Exercise aim: Pictures stay out of the copy; set down each line of the listing below exactly.

Data section:
###
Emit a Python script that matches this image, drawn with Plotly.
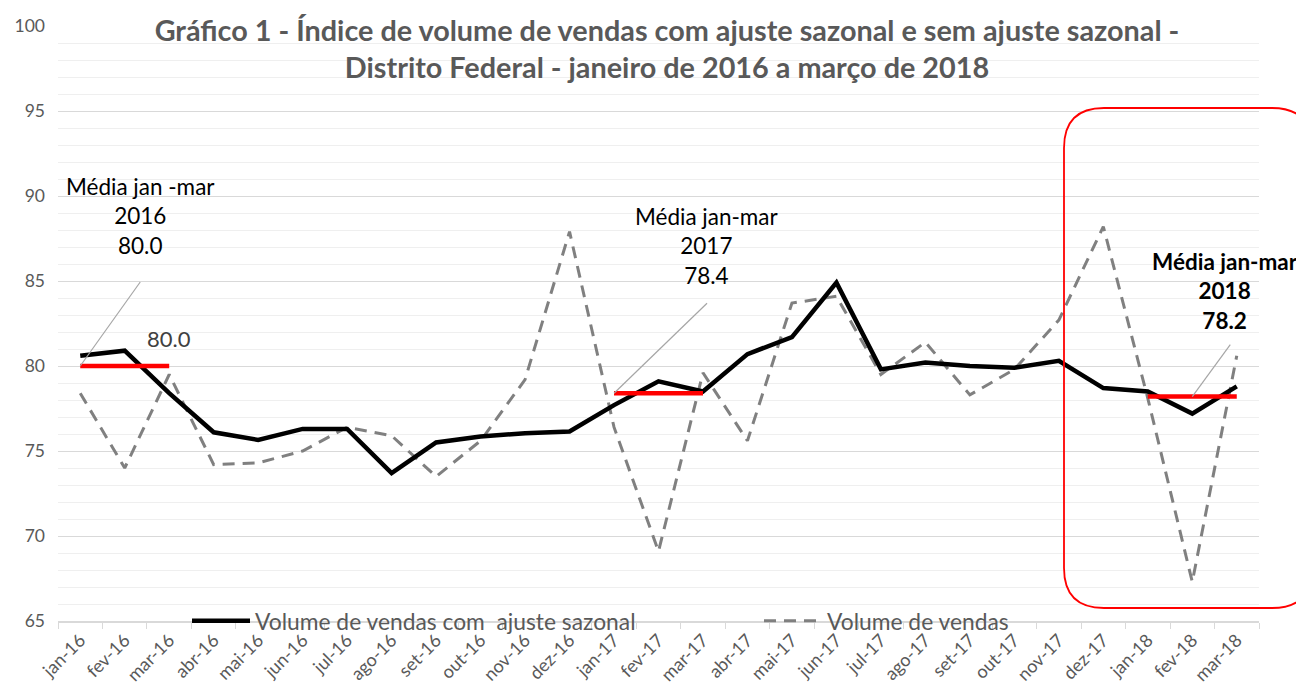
import plotly.graph_objects as go

months = ["jan-16", "fev-16", "mar-16", "abr-16", "mai-16", "jun-16", "jul-16", "ago-16", "set-16",
          "out-16", "nov-16", "dez-16", "jan-17", "fev-17", "mar-17", "abr-17", "mai-17", "jun-17",
          "jul-17", "ago-17", "set-17", "out-17", "nov-17", "dez-17", "jan-18", "fev-18", "mar-18"]
com_ajuste = [80.6, 80.9, 78.4, 76.1, 75.65, 76.3, 76.3, 73.7, 75.5, 75.85, 76.05, 76.15,
              77.7, 79.1, 78.5, 80.7, 81.7, 84.9, 79.8, 80.2, 80.0, 79.9, 80.3, 78.7,
              78.5, 77.2, 78.8]
sem_ajuste = [78.4, 74.0, 79.5, 74.2, 74.3, 75.0, 76.4, 75.9, 73.5, 75.6, 79.2, 87.9,
              76.4, 69.1, 79.6, 75.6, 83.7, 84.1, 79.5, 81.4, 78.3, 79.8, 82.7, 88.2,
              78.1, 67.3, 80.6]
media_inicio = ["jan-16", "jan-17", "jan-18"]
media_fim = ["mar-16", "mar-17", "mar-18"]
media_valor = [80.0, 78.4, 78.2]
media_rotulo = ["Média jan -mar<br>2016<br>80.0", "Média jan-mar<br>2017<br>78.4",
                "<b>Média jan-mar<br>2018<br>78.2</b>"]

# the page body adds an 8px margin, so the figure is sized to fill the rest of the window
OFF = 8
W, H = 1304 - OFF, 684 - OFF
ML, MR, MT, MB = 50, 45, 18, 63
PW, PH = W - ML - MR, H - MT - MB

def px(sx):
    return (sx - OFF - ML) / PW

def py(sy):
    return (H - MB - (sy - OFF)) / PH

FONT = "Lato"
GREY_TXT = "#595959"

fig = go.Figure()
fig.add_trace(go.Scatter(x=months, y=sem_ajuste, mode="lines", name="Volume de vendas",
                         line=dict(color="#808080", width=3, dash="12px,8px"), legend="legend2"))
fig.add_trace(go.Scatter(x=months, y=com_ajuste, mode="lines",
                         name="Volume de vendas com  ajuste sazonal",
                         line=dict(color="#000000", width=4.5), legend="legend"))
for a, b, v in zip(media_inicio, media_fim, media_valor):
    fig.add_trace(go.Scatter(x=[a, b], y=[v, v], mode="lines", showlegend=False,
                             line=dict(color="#ff0000", width=4.5)))

shapes = []
# white box behind the title
shapes.append(dict(type="rect", xref="paper", yref="paper", x0=px(150), x1=px(1185),
                   y0=py(88), y1=py(14), fillcolor="white", line=dict(width=0), layer="between"))
# rounded red frame
L, R, T, B, r = 1064, 1312, 108, 608, 40
path = (f"M {px(L+r)},{py(T)} L {px(R-r)},{py(T)} Q {px(R)},{py(T)} {px(R)},{py(T+r)} "
        f"L {px(R)},{py(B-r)} Q {px(R)},{py(B)} {px(R-r)},{py(B)} "
        f"L {px(L+r)},{py(B)} Q {px(L)},{py(B)} {px(L)},{py(B-r)} "
        f"L {px(L)},{py(T+r)} Q {px(L)},{py(T)} {px(L+r)},{py(T)} Z")
shapes.append(dict(type="path", xref="paper", yref="paper", path=path,
                   line=dict(color="#ff0000", width=1.8)))

# leader lines anchored on data points (pixel offsets)
leaders = [(media_inicio[0], media_valor[0], 60, 84),
           (media_inicio[1], media_valor[1], 93, 90),
           (months[25], media_valor[2], 38, 52)]
for xa, ya, dx, dy in leaders:
    shapes.append(dict(type="line", xref="x", yref="y", xsizemode="pixel", ysizemode="pixel",
                       xanchor=xa, yanchor=ya, x0=0, y0=0, x1=dx, y1=dy,
                       line=dict(color="#a6a6a6", width=1.2)))

annotations = []
label_pos = [(media_inicio[0], media_valor[0], 60, 150),
             (media_inicio[1], media_valor[1], 93, 147),
             (months[25], media_valor[2], 33, 106)]
for (xa, ya, dx, dy), txt in zip(label_pos, media_rotulo):
    annotations.append(dict(x=xa, y=ya, xref="x", yref="y", text=txt, showarrow=False,
                            xshift=dx, yshift=dy, xanchor="center", yanchor="middle",
                            font=dict(family=FONT, size=22.5, color="#000000")))
annotations.append(dict(x=media_fim[0], y=media_valor[0], xref="x", yref="y",
                        text=f"{media_valor[0]:.1f}", showarrow=False, yshift=28,
                        xanchor="center", yanchor="middle",
                        font=dict(family=FONT, size=22, color="#404040")))

legend_common = dict(orientation="h", y=0, yanchor="middle", bgcolor="rgba(0,0,0,0)",
                     font=dict(family=FONT, size=22.8, color=GREY_TXT), itemwidth=58)

fig.update_layout(
    width=W, height=H,
    margin=dict(l=ML, r=MR, t=MT, b=MB, autoexpand=False),
    paper_bgcolor="white", plot_bgcolor="white",
    title=dict(text="Gráfico 1 - Índice de volume de vendas com ajuste sazonal e sem ajuste sazonal -<br>"
                    "Distrito Federal - janeiro de 2016 a março de 2018",
               x=px(667), xref="paper", xanchor="center", y=1 - 33 / H, yref="container",
               yanchor="middle", font=dict(family=FONT, size=28.8, color=GREY_TXT, weight="bold")),
    xaxis=dict(type="category", categoryorder="array", categoryarray=months,
               range=[-0.5, len(months) - 0.5], tickson="boundaries", showgrid=False,
               showline=True, linecolor="#d9d9d9", linewidth=1.5, ticks="outside",
               ticklen=6, tickcolor="#d9d9d9", tickangle=-45, automargin=False,
               tickfont=dict(family=FONT, size=18, color=GREY_TXT)),
    yaxis=dict(range=[65, 100], dtick=5, tick0=65, showgrid=True, gridcolor="#d9d9d9",
               gridwidth=1.4, zeroline=False, showline=False, ticks="", automargin=False,
               ticklabelstandoff=12,
               tickfont=dict(family=FONT, size=17.5, color=GREY_TXT),
               minor=dict(dtick=1, tick0=65, showgrid=True, gridcolor="#efefef", gridwidth=1.4)),
    legend=dict(x=px(187), xanchor="left", **legend_common),
    legend2=dict(x=px(759), xanchor="left", **legend_common),
    shapes=shapes,
    annotations=annotations,
)

fig.write_html("out.html")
###
Answer:
Emit a Python script that matches this image, drawn with Plotly.
import plotly.graph_objects as go

months = ["jan-16", "fev-16", "mar-16", "abr-16", "mai-16", "jun-16", "jul-16", "ago-16", "set-16",
          "out-16", "nov-16", "dez-16", "jan-17", "fev-17", "mar-17", "abr-17", "mai-17", "jun-17",
          "jul-17", "ago-17", "set-17", "out-17", "nov-17", "dez-17", "jan-18", "fev-18", "mar-18"]
com_ajuste = [80.6, 80.9, 78.4, 76.1, 75.65, 76.3, 76.3, 73.7, 75.5, 75.85, 76.05, 76.15,
              77.7, 79.1, 78.5, 80.7, 81.7, 84.9, 79.8, 80.2, 80.0, 79.9, 80.3, 78.7,
              78.5, 77.2, 78.8]
sem_ajuste = [78.4, 74.0, 79.5, 74.2, 74.3, 75.0, 76.4, 75.9, 73.5, 75.6, 79.2, 87.9,
              76.4, 69.1, 79.6, 75.6, 83.7, 84.1, 79.5, 81.4, 78.3, 79.8, 82.7, 88.2,
              78.1, 67.3, 80.6]
media_inicio = ["jan-16", "jan-17", "jan-18"]
media_fim = ["mar-16", "mar-17", "mar-18"]
media_valor = [80.0, 78.4, 78.2]
media_rotulo = ["Média jan -mar<br>2016<br>80.0", "Média jan-mar<br>2017<br>78.4",
                "<b>Média jan-mar<br>2018<br>78.2</b>"]

# the page body adds an 8px margin, so the figure is sized to fill the rest of the window
OFF = 8
W, H = 1304 - OFF, 684 - OFF
ML, MR, MT, MB = 50, 45, 18, 63
PW, PH = W - ML - MR, H - MT - MB

def px(sx):
    return (sx - OFF - ML) / PW

def py(sy):
    return (H - MB - (sy - OFF)) / PH

FONT = "Lato"
GREY_TXT = "#595959"

fig = go.Figure()
fig.add_trace(go.Scatter(x=months, y=sem_ajuste, mode="lines", name="Volume de vendas",
                         line=dict(color="#808080", width=3, dash="12px,8px"), legend="legend2"))
fig.add_trace(go.Scatter(x=months, y=com_ajuste, mode="lines",
                         name="Volume de vendas com  ajuste sazonal",
                         line=dict(color="#000000", width=4.5), legend="legend"))
for a, b, v in zip(media_inicio, media_fim, media_valor):
    fig.add_trace(go.Scatter(x=[a, b], y=[v, v], mode="lines", showlegend=False,
                             line=dict(color="#ff0000", width=4.5)))

shapes = []
# white box behind the title
shapes.append(dict(type="rect", xref="paper", yref="paper", x0=px(150), x1=px(1185),
                   y0=py(88), y1=py(14), fillcolor="white", line=dict(width=0), layer="between"))
# rounded red frame
L, R, T, B, r = 1064, 1312, 108, 608, 40
path = (f"M {px(L+r)},{py(T)} L {px(R-r)},{py(T)} Q {px(R)},{py(T)} {px(R)},{py(T+r)} "
        f"L {px(R)},{py(B-r)} Q {px(R)},{py(B)} {px(R-r)},{py(B)} "
        f"L {px(L+r)},{py(B)} Q {px(L)},{py(B)} {px(L)},{py(B-r)} "
        f"L {px(L)},{py(T+r)} Q {px(L)},{py(T)} {px(L+r)},{py(T)} Z")
shapes.append(dict(type="path", xref="paper", yref="paper", path=path,
                   line=dict(color="#ff0000", width=1.8)))

# leader lines anchored on data points (pixel offsets)
leaders = [(media_inicio[0], media_valor[0], 60, 84),
           (media_inicio[1], media_valor[1], 93, 90),
           (months[25], media_valor[2], 38, 52)]
for xa, ya, dx, dy in leaders:
    shapes.append(dict(type="line", xref="x", yref="y", xsizemode="pixel", ysizemode="pixel",
                       xanchor=xa, yanchor=ya, x0=0, y0=0, x1=dx, y1=dy,
                       line=dict(color="#a6a6a6", width=1.2)))

annotations = []
label_pos = [(media_inicio[0], media_valor[0], 60, 150),
             (media_inicio[1], media_valor[1], 93, 147),
             (months[25], media_valor[2], 33, 106)]
for (xa, ya, dx, dy), txt in zip(label_pos, media_rotulo):
    annotations.append(dict(x=xa, y=ya, xref="x", yref="y", text=txt, showarrow=False,
                            xshift=dx, yshift=dy, xanchor="center", yanchor="middle",
                            font=dict(family=FONT, size=22.5, color="#000000")))
annotations.append(dict(x=media_fim[0], y=media_valor[0], xref="x", yref="y",
                        text=f"{media_valor[0]:.1f}", showarrow=False, yshift=28,
                        xanchor="center", yanchor="middle",
                        font=dict(family=FONT, size=22, color="#404040")))

legend_common = dict(orientation="h", y=0, yanchor="middle", bgcolor="rgba(0,0,0,0)",
                     font=dict(family=FONT, size=22.8, color=GREY_TXT), itemwidth=58)

fig.update_layout(
    width=W, height=H,
    margin=dict(l=ML, r=MR, t=MT, b=MB, autoexpand=False),
    paper_bgcolor="white", plot_bgcolor="white",
    title=dict(text="Gráfico 1 - Índice de volume de vendas com ajuste sazonal e sem ajuste sazonal -<br>"
                    "Distrito Federal - janeiro de 2016 a março de 2018",
               x=px(667), xref="paper", xanchor="center", y=1 - 33 / H, yref="container",
               yanchor="middle", font=dict(family=FONT, size=28.8, color=GREY_TXT, weight="bold")),
    xaxis=dict(type="category", categoryorder="array", categoryarray=months,
               range=[-0.5, len(months) - 0.5], tickson="boundaries", showgrid=False,
               showline=True, linecolor="#d9d9d9", linewidth=1.5, ticks="outside",
               ticklen=6, tickcolor="#d9d9d9", tickangle=-45, automargin=False,
               tickfont=dict(family=FONT, size=18, color=GREY_TXT)),
    yaxis=dict(range=[65, 100], dtick=5, tick0=65, showgrid=True, gridcolor="#d9d9d9",
               gridwidth=1.4, zeroline=False, showline=False, ticks="", automargin=False,
               ticklabelstandoff=12,
               tickfont=dict(family=FONT, size=17.5, color=GREY_TXT),
               minor=dict(dtick=1, tick0=65, showgrid=True, gridcolor="#efefef", gridwidth=1.4)),
    legend=dict(x=px(187), xanchor="left", **legend_common),
    legend2=dict(x=px(759), xanchor="left", **legend_common),
    shapes=shapes,
    annotations=annotations,
)

fig.write_html("out.html")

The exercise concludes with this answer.